• [EXERCISE OBJECTIVE]: Copy every line of the data that includes the string "this".

• [MATERIAL SUPPLIED]:
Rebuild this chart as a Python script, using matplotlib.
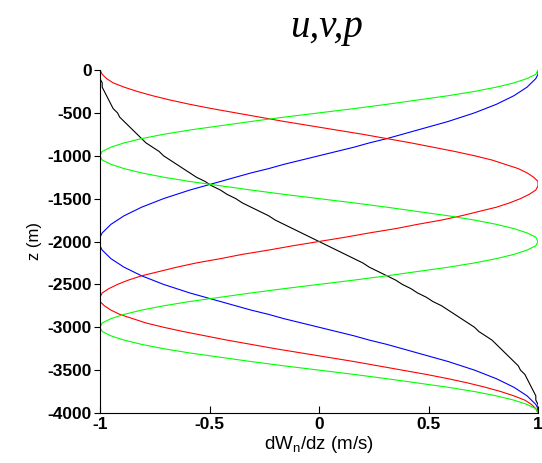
import numpy as np
import matplotlib
matplotlib.use("Agg")
import matplotlib.pyplot as plt

# depth grid (m), sampled every 50 m from surface to bottom
depth = np.arange(0, -4001, -50)

# vertical-velocity-derivative mode shapes
mode1 = [-1.00, -1.00, -1.00, -0.99, -0.99, -0.98, -0.97, -0.96, -0.95, -0.94,
         -0.92, -0.91, -0.89, -0.87, -0.85, -0.83, -0.81, -0.79, -0.76, -0.73,
         -0.71, -0.68, -0.65, -0.62, -0.59, -0.56, -0.52, -0.49, -0.45, -0.42,
         -0.38, -0.35, -0.31, -0.27, -0.23, -0.20, -0.16, -0.12, -0.08, -0.04,
         0.00, 0.04, 0.08, 0.12, 0.16, 0.20, 0.23, 0.27, 0.31, 0.35,
         0.38, 0.42, 0.45, 0.49, 0.52, 0.56, 0.59, 0.62, 0.65, 0.68,
         0.71, 0.73, 0.76, 0.79, 0.81, 0.83, 0.85, 0.87, 0.89, 0.91,
         0.92, 0.94, 0.95, 0.96, 0.97, 0.98, 0.99, 0.99, 1.00, 1.00, 1.00]

mode2 = [1.00, 1.00, 0.99, 0.97, 0.95, 0.92, 0.89, 0.85, 0.81, 0.76,
         0.71, 0.65, 0.59, 0.52, 0.45, 0.38, 0.31, 0.23, 0.16, 0.08,
         0.00, -0.08, -0.16, -0.23, -0.31, -0.38, -0.45, -0.52, -0.59, -0.65,
         -0.71, -0.76, -0.81, -0.85, -0.89, -0.92, -0.95, -0.97, -0.99, -1.00,
         -1.00, -1.00, -0.99, -0.97, -0.95, -0.92, -0.89, -0.85, -0.81, -0.76,
         -0.71, -0.65, -0.59, -0.52, -0.45, -0.38, -0.31, -0.23, -0.16, -0.08,
         0.00, 0.08, 0.16, 0.23, 0.31, 0.38, 0.45, 0.52, 0.59, 0.65,
         0.71, 0.76, 0.81, 0.85, 0.89, 0.92, 0.95, 0.97, 0.99, 1.00, 1.00]

mode3 = [-1.00, -0.99, -0.97, -0.94, -0.89, -0.83, -0.76, -0.68, -0.59, -0.49,
         -0.38, -0.27, -0.16, -0.04, 0.08, 0.20, 0.31, 0.42, 0.52, 0.62,
         0.71, 0.79, 0.85, 0.91, 0.95, 0.98, 1.00, 1.00, 0.99, 0.96,
         0.92, 0.87, 0.81, 0.73, 0.65, 0.56, 0.45, 0.35, 0.23, 0.12,
         0.00, -0.12, -0.23, -0.35, -0.45, -0.56, -0.65, -0.73, -0.81, -0.87,
         -0.92, -0.96, -0.99, -1.00, -1.00, -0.98, -0.95, -0.91, -0.85, -0.79,
         -0.71, -0.62, -0.52, -0.42, -0.31, -0.20, -0.08, 0.04, 0.16, 0.27,
         0.38, 0.49, 0.59, 0.68, 0.76, 0.83, 0.89, 0.94, 0.97, 0.99, 1.00]

mode4 = [1.00, 0.99, 0.95, 0.89, 0.81, 0.71, 0.59, 0.45, 0.31, 0.16,
         0.00, -0.16, -0.31, -0.45, -0.59, -0.71, -0.81, -0.89, -0.95, -0.99,
         -1.00, -0.99, -0.95, -0.89, -0.81, -0.71, -0.59, -0.45, -0.31, -0.16,
         0.00, 0.16, 0.31, 0.45, 0.59, 0.71, 0.81, 0.89, 0.95, 0.99,
         1.00, 0.99, 0.95, 0.89, 0.81, 0.71, 0.59, 0.45, 0.31, 0.16,
         0.00, -0.16, -0.31, -0.45, -0.59, -0.71, -0.81, -0.89, -0.95, -0.99,
         -1.00, -0.99, -0.95, -0.89, -0.81, -0.71, -0.59, -0.45, -0.31, -0.16,
         0.00, 0.16, 0.31, 0.45, 0.59, 0.71, 0.81, 0.89, 0.95, 0.99, 1.00]

xticks = [-1, -0.5, 0, 0.5, 1]
xtick_labels = ["-1", "-0.5", "0", "0.5", "1"]
yticks = [0, -500, -1000, -1500, -2000, -2500, -3000, -3500, -4000]

fig = plt.figure(figsize=(5.42, 4.63), dpi=100)
ax = fig.add_axes([100 / 542, 50 / 463, 438 / 542, 343 / 463])

ax.plot(mode1, depth, color="black", lw=0.8)
ax.plot(mode2, depth, color="blue", lw=0.8)
ax.plot(mode3, depth, color="red", lw=0.8)
ax.plot(mode4, depth, color="#00ff00", lw=0.8)

ax.set_xlim(-1, 1)
ax.set_ylim(-4000, 0)
ax.set_xticks(xticks)
ax.set_xticklabels(xtick_labels)
ax.set_yticks(yticks)
ax.set_yticklabels([str(v) for v in yticks])

for side in ["top", "right"]:
    ax.spines[side].set_visible(False)
for side in ["left", "bottom"]:
    ax.spines[side].set_linewidth(0.8)

ax.tick_params(axis="x", direction="in", length=5, width=0.8, pad=3)
ax.tick_params(axis="y", direction="out", length=4, width=0.8, pad=2)
for lab in ax.get_xticklabels() + ax.get_yticklabels():
    lab.set_fontfamily("Liberation Sans")
    lab.set_fontweight("bold")
    lab.set_fontsize(12.5)

ax.set_xlabel(r"dW$_\mathregular{n}$/dz (m/s)", fontfamily="Liberation Sans",
              fontsize=13.5, labelpad=1)
ax.set_ylabel("z (m)", fontfamily="Liberation Sans", fontsize=12, labelpad=4)

fig.text(327 / 542, 1 - 28 / 463, "u,v,p", family="Liberation Serif",
         style="italic", fontsize=28, ha="center", va="center")

fig.savefig("out.png", dpi=100)
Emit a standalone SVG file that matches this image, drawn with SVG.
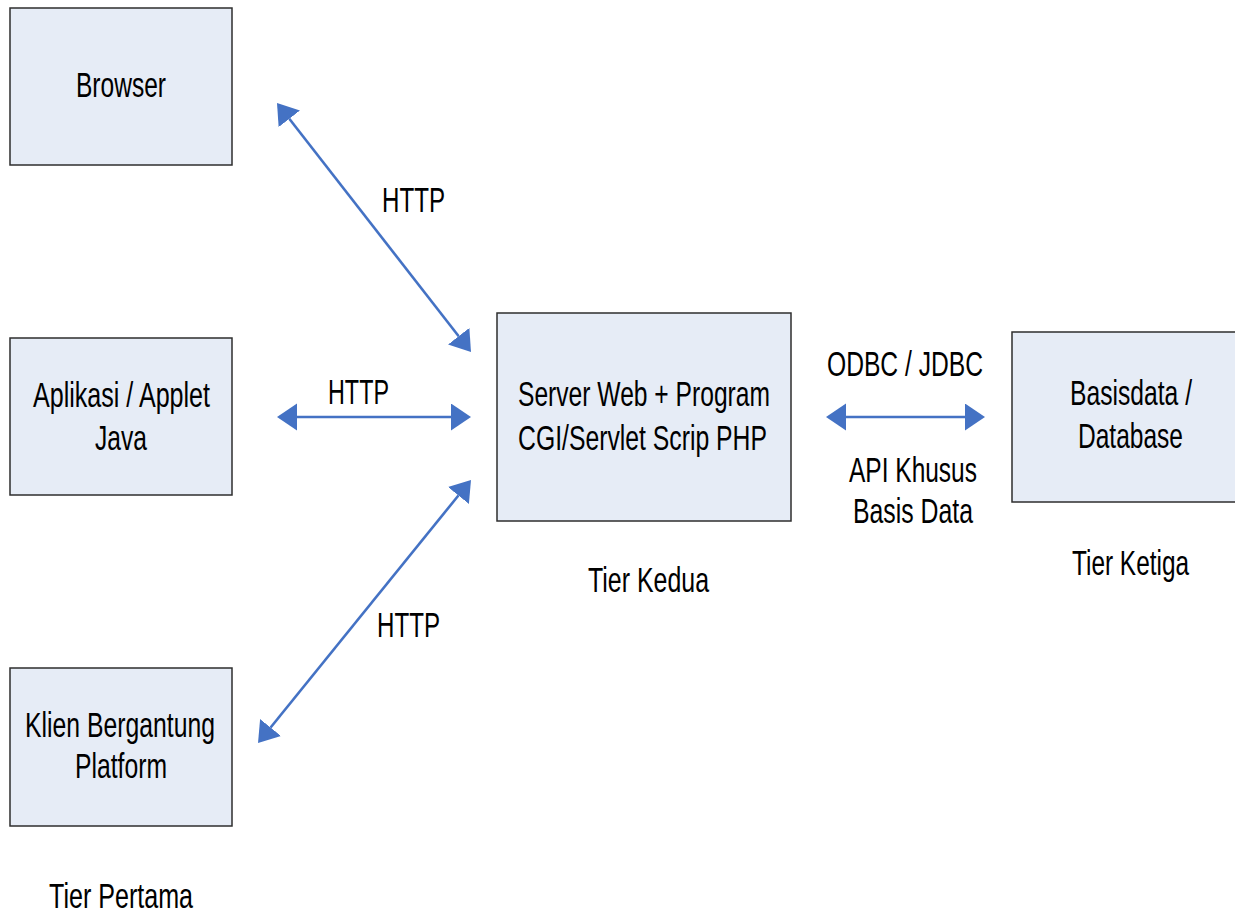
<svg xmlns="http://www.w3.org/2000/svg" width="1235" height="913" viewBox="0 0 1235 913">
<style>
.box{fill:#E6ECF6;stroke:#2e2e2e;stroke-width:1.5}
.t{font-family:"Liberation Sans",Arial,sans-serif;font-size:35px;fill:#000}
.c{fill:none;stroke:#4472C4;stroke-width:2.6}
</style>
<defs>
<marker id="ah" markerUnits="userSpaceOnUse" markerWidth="22" markerHeight="28" refX="0" refY="13.5" orient="auto-start-reverse">
<path d="M0,0 L20,13.5 L0,27 Z" fill="#4472C4"/>
</marker>
</defs>
<rect width="1235" height="913" fill="#fff"/>
<g id="browser">
<rect class="box" x="10" y="8" width="222" height="157"/>
<text class="t" x="76" y="97" textLength="90" lengthAdjust="spacingAndGlyphs">Browser</text>
</g>
<g id="aplikasi">
<rect class="box" x="10" y="338" width="222" height="157"/>
<text class="t" x="33" y="407" textLength="177" lengthAdjust="spacingAndGlyphs">Aplikasi / Applet</text>
<text class="t" x="95" y="450" textLength="52" lengthAdjust="spacingAndGlyphs">Java</text>
</g>
<g id="klien">
<rect class="box" x="10" y="668" width="222" height="158"/>
<text class="t" x="25" y="737" textLength="190" lengthAdjust="spacingAndGlyphs">Klien Bergantung</text>
<text class="t" x="75" y="778" textLength="92" lengthAdjust="spacingAndGlyphs">Platform</text>
</g>
<g id="server">
<rect class="box" x="497" y="313" width="294" height="208"/>
<text class="t" x="518" y="406" textLength="252" lengthAdjust="spacingAndGlyphs">Server Web + Program</text>
<text class="t" x="518" y="450" textLength="249" lengthAdjust="spacingAndGlyphs">CGI/Servlet Scrip PHP</text>
</g>
<g id="database">
<rect class="box" x="1012" y="332" width="230" height="170"/>
<text class="t" transform="translate(1070,405) scale(0.705,1)" x="0" y="0">Basisdata /</text>
<text class="t" x="1078" y="448" textLength="105" lengthAdjust="spacingAndGlyphs">Database</text>
</g>
<g id="tier-labels">
<text class="t" x="49" y="908" textLength="144" lengthAdjust="spacingAndGlyphs">Tier Pertama</text>
<text class="t" x="588" y="592" textLength="121" lengthAdjust="spacingAndGlyphs">Tier Kedua</text>
<text class="t" transform="translate(1072,575) scale(0.697,1)" x="0" y="0">Tier Ketiga</text>
</g>
<g id="connectors">
<line class="c" x1="289.3" y1="118.8" x2="458.7" y2="336.2" marker-start="url(#ah)" marker-end="url(#ah)"/>
<line class="c" x1="297" y1="417" x2="451" y2="417" marker-start="url(#ah)" marker-end="url(#ah)"/>
<line class="c" x1="458.4" y1="495.5" x2="270.6" y2="727.5" marker-start="url(#ah)" marker-end="url(#ah)"/>
<line class="c" x1="846" y1="417" x2="965" y2="417" marker-start="url(#ah)" marker-end="url(#ah)"/>
<text class="t" x="382" y="212" textLength="63" lengthAdjust="spacingAndGlyphs">HTTP</text>
<text class="t" x="328" y="404" textLength="61" lengthAdjust="spacingAndGlyphs">HTTP</text>
<text class="t" x="377" y="637" textLength="63" lengthAdjust="spacingAndGlyphs">HTTP</text>
<text class="t" x="827" y="376" textLength="156" lengthAdjust="spacingAndGlyphs">ODBC / JDBC</text>
<text class="t" x="849" y="482" textLength="128" lengthAdjust="spacingAndGlyphs">API Khusus</text>
<text class="t" x="853" y="523" textLength="120" lengthAdjust="spacingAndGlyphs">Basis Data</text>
</g>
</svg>
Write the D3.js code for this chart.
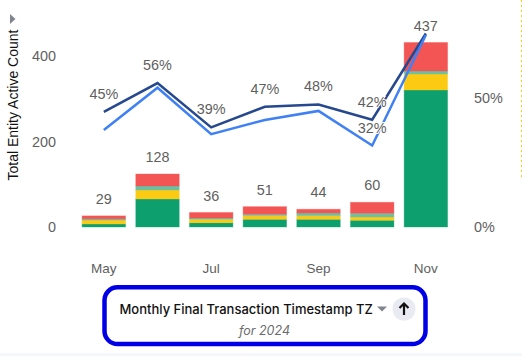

• [SOLVED EXERCISE]:
Rebuild this chart as a Python script, using matplotlib.
Emit a standalone SVG file that matches this image, drawn with SVG.
Write the D3.js code for this chart.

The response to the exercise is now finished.